Bristol URNU Three Peaks Challenge September 2023


Bristol URNU Three Peaks Challenge September 2023 – words and images by Mid S Gupta

In September 2023, 12 of Bristol University Royal Naval Unit’s finest departed HMS FLYING FOX to head up to Fort William Scotland. After pitching their tents and scoffing some scran at a premier local establishment, the daring Officer Cadets, with an electric feeling of trepidation running through them (either for the adventure to come or from the 2,500-calorie meal they had just consumed), prepared the last of their kit and headed to bed. 

In what seemed like just moments later, a surround sound cacophony of alarms rang out and were abruptly silenced as the Officer Cadets scrambled to not wake the entire campsite at 4:45am. The next thirty minutes passed by in a flash as sleeping bags were packed, teeth were brushed, water bottles were filled and … well and then we were walking! We knew that Ben Nevis, with its 14km and 1300m elevation, was a manageable start to our endeavour and we were quick out of the blocks. The sun rose whilst we were about halfway up the Ben, and whilst we all took it in, we made sure not to let too far off the pace as the sun only served as a reminder of what it was, we were racing against – time.

Reaching the summit, we met another group who were doing the challenge too and had set off ahead of us. These other adventurers set off as we were breaking out Moral-ibos (Starmix was the elixir of choice) and took the obligatory pictures at the summit. Not wanting to waste our efforts on the ascent, we were quick to head off back down the mountain (the Cox’n only managed to post to Facebook twice from the summit so we must have been rapid!). It was the last third of the way down where the sun remembered who he was and it was clear to see, from the sweat-drenched people climbing up, that whatever we thought of the early start, it was completely necessary.

Overall, we managed a total of five hours to conquer the first of the small hills (three up, two down), but we all knew that this was only the beginning.

Piling into the vans (which our support drivers had packed with water and the tents) we were all quick to dip into the ration packs and begin the refueling process as we zoomed towards our next challenge. We did make a stop on the way to visit Lochaber Commando Memorial which served as a reminder for the charitable cause we were supporting; the Royal Navy and Marines Charity.

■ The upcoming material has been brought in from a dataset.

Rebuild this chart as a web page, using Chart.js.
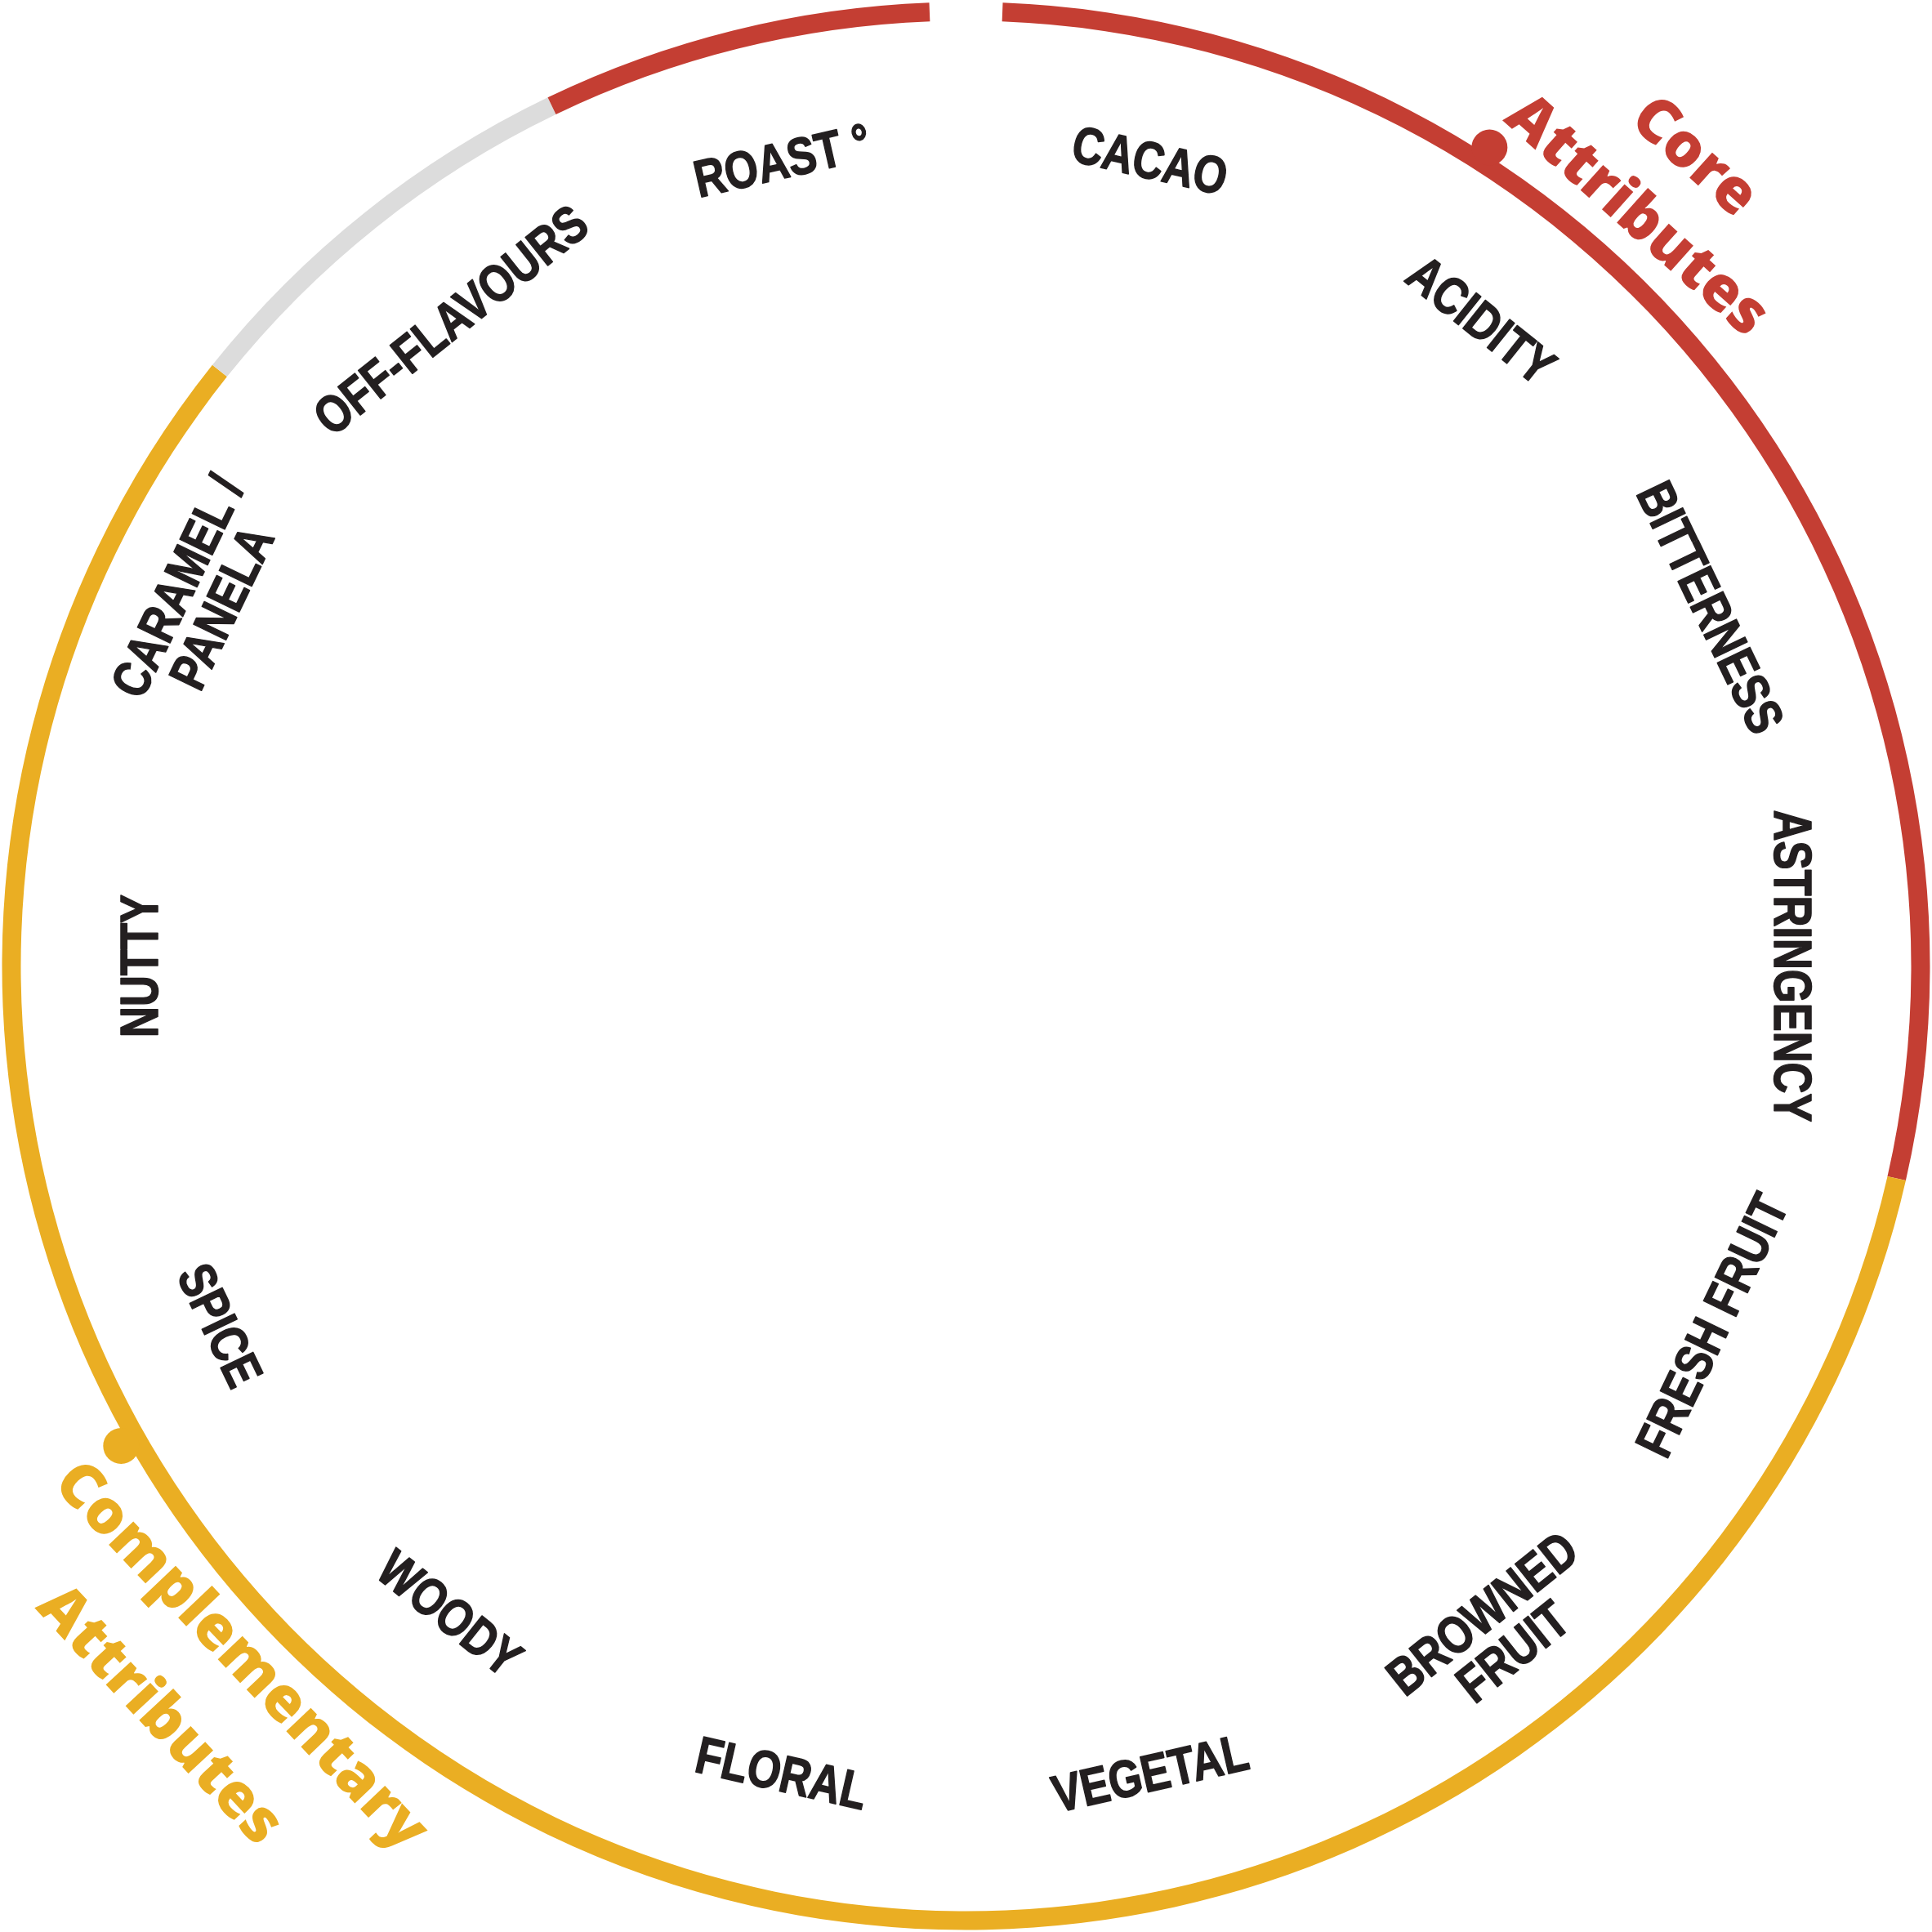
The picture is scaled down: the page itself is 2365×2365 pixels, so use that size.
<!DOCTYPE html>
<html>
<head>
<meta charset="utf-8">
<script src="https://cdn.jsdelivr.net/npm/chart.js@4.4.1/dist/chart.umd.min.js"></script>
<style>
  html, body { margin: 0; padding: 0; background: #fff; }
  canvas { display: block; }
</style>
</head>
<body>
<canvas id="wheel" width="2365" height="2365"></canvas>
<script>
// flavour attributes, clockwise from 12 o'clock
const categories = [
  'CACAO', 'ACIDITY', 'BITTERNESS', 'ASTRINGENCY', 'FRESH FRUIT',
  ['BROWNED', 'FRUIT'], 'VEGETAL', 'FLORAL', 'WOODY', 'SPICE', 'NUTTY',
  ['CARAMEL /', 'PANELA'], 'OFF-FLAVOURS', 'ROAST °'
];
const categoryWeights = [1, 1, 1, 1, 1, 1, 1, 1, 1, 1, 1, 1, 1, 1];

// outer ring pieces, measured in category widths
const ringGroups = ['gap', 'core', 'complementary', 'off', 'core', 'gap'];
const ringSpans = [0.085, 3.915, 8, 1, 0.915, 0.085];

const coreTitle = ['Core', 'Attributes'];
const complementaryTitle = ['Complementary', 'Attributes'];

const groupColors = {
  gap: 'rgba(0,0,0,0)',
  core: '#c43e33',
  complementary: '#eaae23',
  off: '#dcdcdc'
};

function hasFont(name) {
  const c = document.createElement('canvas').getContext('2d');
  c.font = 'bold 64px monospace';
  const a = c.measureText('NUTTY ASTRINGENCY').width;
  c.font = 'bold 64px "' + name + '", monospace';
  const b = c.measureText('NUTTY ASTRINGENCY').width;
  return a !== b;
}
const narrow = hasFont('Liberation Sans Narrow');
const labelFamily = narrow ? '"Liberation Sans Narrow"' : '"Liberation Sans"';
const labelScale = narrow ? 1 : 0.82;

const OUTER = 1180;
const INNER = 868;
const RING = 23;

const wheelText = {
  id: 'wheelText',
  afterDatasetsDraw(chart, args, opts) {
    const ctx = chart.ctx;
    const labelMeta = chart.getDatasetMeta(1);
    const ringArc = chart.getDatasetMeta(0).data[1];
    const ring = ringArc.getProps(['x', 'y', 'innerRadius', 'outerRadius'], true);
    const cx = ring.x, cy = ring.y;
    const R = ring.outerRadius;

    // category labels
    ctx.save();
    ctx.fillStyle = opts.color;
    ctx.strokeStyle = opts.color;
    ctx.lineWidth = 1.6;
    ctx.lineJoin = 'round';
    ctx.font = 'bold ' + opts.size + 'px ' + labelFamily;
    ctx.textAlign = 'center';
    ctx.textBaseline = 'alphabetic';
    const capH = opts.size * 0.716;
    labelMeta.data.forEach((arc, i) => {
      const p = arc.getProps(['x', 'y', 'startAngle', 'endAngle', 'innerRadius', 'outerRadius'], true);
      const mid = (p.startAngle + p.endAngle) / 2;
      const r = (p.innerRadius + p.outerRadius) / 2;
      let deg = (mid * 180 / Math.PI + 90 + 360) % 360;
      const flip = deg > 90.5 && deg < 269.5;
      const rot = (flip ? deg - 180 : deg) * Math.PI / 180;
      const lines = [].concat(categories[i]);
      ctx.save();
      ctx.translate(p.x + r * Math.cos(mid), p.y + r * Math.sin(mid));
      ctx.rotate(rot);
      ctx.scale(labelScale, 1);
      lines.forEach((line, k) => {
        const off = flip ? k * opts.lineHeight : -(lines.length - 1 - k) * opts.lineHeight;
        ctx.fillText(line, 0, off + capH / 2);
        ctx.strokeText(line, 0, off + capH / 2);
      });
      ctx.restore();
    });
    ctx.restore();

    // group markers and titles
    opts.titles.forEach(t => {
      const col = groupColors[t.group];
      const da = (t.dot - 90) * Math.PI / 180;
      ctx.save();
      ctx.fillStyle = col;
      ctx.beginPath();
      ctx.arc(cx + R * t.dotR * Math.cos(da), cy + R * t.dotR * Math.sin(da), opts.dotSize, 0, Math.PI * 2);
      ctx.fill();
      ctx.font = '800 ' + opts.titleSize + 'px "Open Sans"';
      ctx.textAlign = 'center';
      ctx.textBaseline = 'middle';
      t.lines.forEach((ln, k) => {
        const a = (ln.a - 90) * Math.PI / 180;
        const flip = ln.a > 90 && ln.a < 270;
        ctx.save();
        ctx.translate(cx + R * ln.r * Math.cos(a), cy + R * ln.r * Math.sin(a));
        ctx.rotate((flip ? ln.a - 180 : ln.a) * Math.PI / 180);
        ctx.fillText(t.text[k], 0, 0);
        ctx.restore();
      });
      ctx.restore();
    });
  }
};

new Chart(document.getElementById('wheel').getContext('2d'), {
  type: 'doughnut',
  data: {
    labels: categories.map(c => [].concat(c).join(' ')),
    datasets: [
      {
        label: 'Groups',
        data: ringSpans,
        backgroundColor: ringGroups.map(g => groupColors[g]),
        borderWidth: 0,
        weight: RING
      },
      {
        label: 'Attributes',
        data: categoryWeights,
        backgroundColor: 'rgba(0,0,0,0)',
        borderWidth: 0,
        weight: OUTER - INNER - RING
      }
    ]
  },
  options: {
    responsive: false,
    animation: false,
    devicePixelRatio: 1,
    radius: OUTER,
    cutout: (INNER / OUTER * 100) + '%',
    hoverOffset: 0,
    events: [],
    plugins: {
      legend: { display: false },
      tooltip: { enabled: false },
      wheelText: {
        color: '#231f20',
        size: 64,
        lineHeight: 60,
        titleSize: 75,
        dotSize: 22,
        titles: [
          { group: 'core', text: coreTitle, dot: 32.6, dotR: 1.008,
            lines: [{ a: 42.0, r: 1.128 }, { a: 41.8, r: 1.043 }] },
          { group: 'complementary', text: complementaryTitle, dot: 240.4, dotR: 1.008,
            lines: [{ a: 226.4, r: 1.04 }, { a: 227.1, r: 1.143 }] }
        ]
      }
    }
  },
  plugins: [wheelText]
});
</script>
</body>
</html>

Arriving at Scafell Pike, we were hot out of the van and onto the mountain. Setting off at a blistering rate of knots proved slightly foolish under the red-hot sun and after a slight adjustment to the pace, we managed an uneventful ascent in one hour and fifty minutes, to arrive with the daylight just fading. As we summited, we ran back into the other group of people but this time we comfortably overtook them, which was a massive ego boost, especially as we had seen one of their contingent significantly struggling about halfway up the mountain. This wasn’t some sort of sadistic schadenfreude, but more of a stark reminder of the magnitude of the challenge and how strong we were as a team to still be operating with such cohesion and lack of injury across the board.

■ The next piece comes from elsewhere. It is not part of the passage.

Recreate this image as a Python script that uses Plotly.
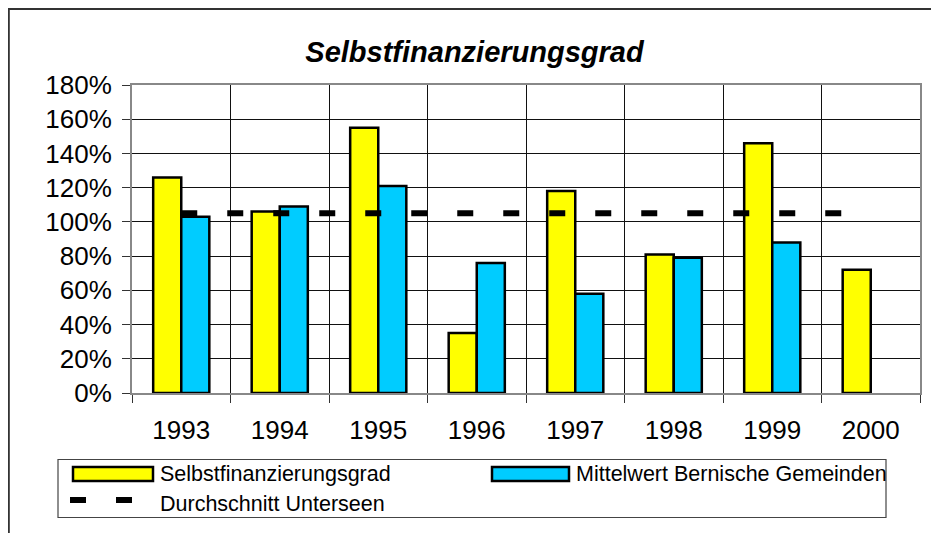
import plotly.graph_objects as go

years = ["1993", "1994", "1995", "1996", "1997", "1998", "1999", "2000"]
selbstfinanzierung = [126, 106, 155, 35, 118, 81, 146, 72]
mittelwert_bern = [103, 109, 121, 76, 58, 79, 88, None]
durchschnitt_unterseen = [105, 105, 105, 105, 105, 105, 105, 105]
y_ticks = [0, 20, 40, 60, 80, 100, 120, 140, 160, 180]
y_tick_labels = ["0%", "20%", "40%", "60%", "80%", "100%", "120%", "140%", "160%", "180%"]

# the page body has an 8px margin, so the figure starts at page pixel (8, 8)
OFF = 8
W, H = 939 - OFF, 533 - OFF
ML, MR, MT, MB = 132 - OFF, 19, 85 - OFF, 140
PW, PH = W - ML - MR, H - MT - MB

def px(x):
    # x given in page pixels
    return (x - OFF - ML) / PW

def py(y):
    # y given in page pixels
    return (H - MB - (y - OFF)) / PH

FONT = "Liberation Sans, Arial, sans-serif"

fig = go.Figure()
fig.add_trace(go.Bar(
    x=years, y=selbstfinanzierung, name="Selbstfinanzierungsgrad",
    marker=dict(color="#FFFF00", line=dict(color="#000000", width=2.5)),
))
fig.add_trace(go.Bar(
    x=years, y=mittelwert_bern, name="Mittelwert Bernische Gemeinden",
    marker=dict(color="#00CCFF", line=dict(color="#000000", width=2.5)),
))
fig.add_trace(go.Scatter(
    x=years, y=durchschnitt_unterseen, name="Durchschnitt Unterseen",
    mode="lines", line=dict(color="#000000", width=6, dash="16px,30px"),
))

shapes = []
# outer chart frame (extends beyond the visible page on right/bottom)
shapes.append(dict(type="rect", xref="paper", yref="paper",
                   x0=px(8.8), x1=px(960), y0=py(9), y1=py(560),
                   line=dict(color="#333333", width=2), layer="below"))
# legend box
shapes.append(dict(type="rect", xref="paper", yref="paper",
                   x0=px(58), x1=px(886), y0=py(459.5), y1=py(517.5),
                   line=dict(color="#444444", width=1.2)))
# legend symbols
shapes.append(dict(type="rect", xref="paper", yref="paper",
                   x0=px(73), x1=px(153), y0=py(467), y1=py(481),
                   fillcolor="#FFFF00", line=dict(color="#000000", width=2.5)))
shapes.append(dict(type="rect", xref="paper", yref="paper",
                   x0=px(492), x1=px(569), y0=py(467), y1=py(481),
                   fillcolor="#00CCFF", line=dict(color="#000000", width=2.5)))
shapes.append(dict(type="line", xref="paper", yref="paper",
                   x0=px(70), x1=px(132), y0=py(500), y1=py(500),
                   line=dict(color="#000000", width=6, dash="16px,30px")))

annotations = [
    dict(text="Selbstfinanzierungsgrad", xref="paper", yref="paper",
         x=px(158), y=py(474), xanchor="left", yanchor="middle", showarrow=False,
         font=dict(family=FONT, size=21.5, color="#000000")),
    dict(text="Durchschnitt Unterseen", xref="paper", yref="paper",
         x=px(158), y=py(504), xanchor="left", yanchor="middle", showarrow=False,
         font=dict(family=FONT, size=21.5, color="#000000")),
    dict(text="Mittelwert Bernische Gemeinden", xref="paper", yref="paper",
         x=px(574), y=py(474), xanchor="left", yanchor="middle", showarrow=False,
         font=dict(family=FONT, size=21.5, color="#000000")),
]

fig.update_layout(
    width=W, height=H,
    margin=dict(l=ML, r=MR, t=MT, b=MB, pad=0),
    paper_bgcolor="#FFFFFF", plot_bgcolor="#FFFFFF",
    barmode="group", bargap=0.43, bargroupgap=0,
    showlegend=False,
    font=dict(family=FONT, color="#000000"),
    title=dict(text="<b><i>Selbstfinanzierungsgrad</i></b>",
               x=(474.5 - OFF) / W, xref="container", xanchor="center",
               y=1 - (52 - OFF) / H, yref="container", yanchor="middle",
               font=dict(family=FONT, size=29, color="#000000")),
    shapes=shapes, annotations=annotations,
)
fig.update_xaxes(
    type="category", tickson="boundaries",
    showgrid=True, gridcolor="#111111", gridwidth=1,
    showline=True, linecolor="#888888", linewidth=2, mirror=True,
    ticks="outside", ticklen=8, tickcolor="#333333", tickwidth=1,
    tickfont=dict(family=FONT, size=26, color="#000000"),
    ticklabelstandoff=13,
)
fig.update_yaxes(
    range=[0, 180], tickmode="array", tickvals=y_ticks, ticktext=y_tick_labels,
    showgrid=True, gridcolor="#111111", gridwidth=1,
    showline=True, linecolor="#888888", linewidth=2, mirror=True,
    ticks="outside", ticklen=8, tickcolor="#333333", tickwidth=1,
    tickfont=dict(family=FONT, size=26, color="#000000"),
    ticklabelstandoff=5, zeroline=False,
)

fig.write_html("out.html")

Donning head torches, we completed the descent in one hour and twenty minutes to give a second small hill time of three hours and ten minutes.  We were now on the home stretch.

To be completely honest I teleported to Snowdon. That’s not to say it wasn’t a long and uncomfortable journey, but the driving was expertly managed by our drivers and other than frequent stretches and calorie intake the journey was just an opportunity to rest and prepare.

Head torches were necessary for the Snowdon ascent as we set off from the van at 3:23am with a significant number of the group wearing blister tape on their feet (and some on nipples!) and some ibuprofen gel on sore knees. As we approached the final 70m elevation it became clear that our time was going to be close (maybe we should have paused the clock on our Commando Memorial visit), but after a marked increase in speed, and perhaps a little bit of a jog, the group made the summit and we had completed our challenge. All whilst the sun sat lazily below the horizon, allowing his sister to shine a crescent shape beam over the night.

Overall, the challenge was a fantastic show of team spirit and I’m glad to have done it with you all as my final University Royal Naval Unit Now for an ice bath!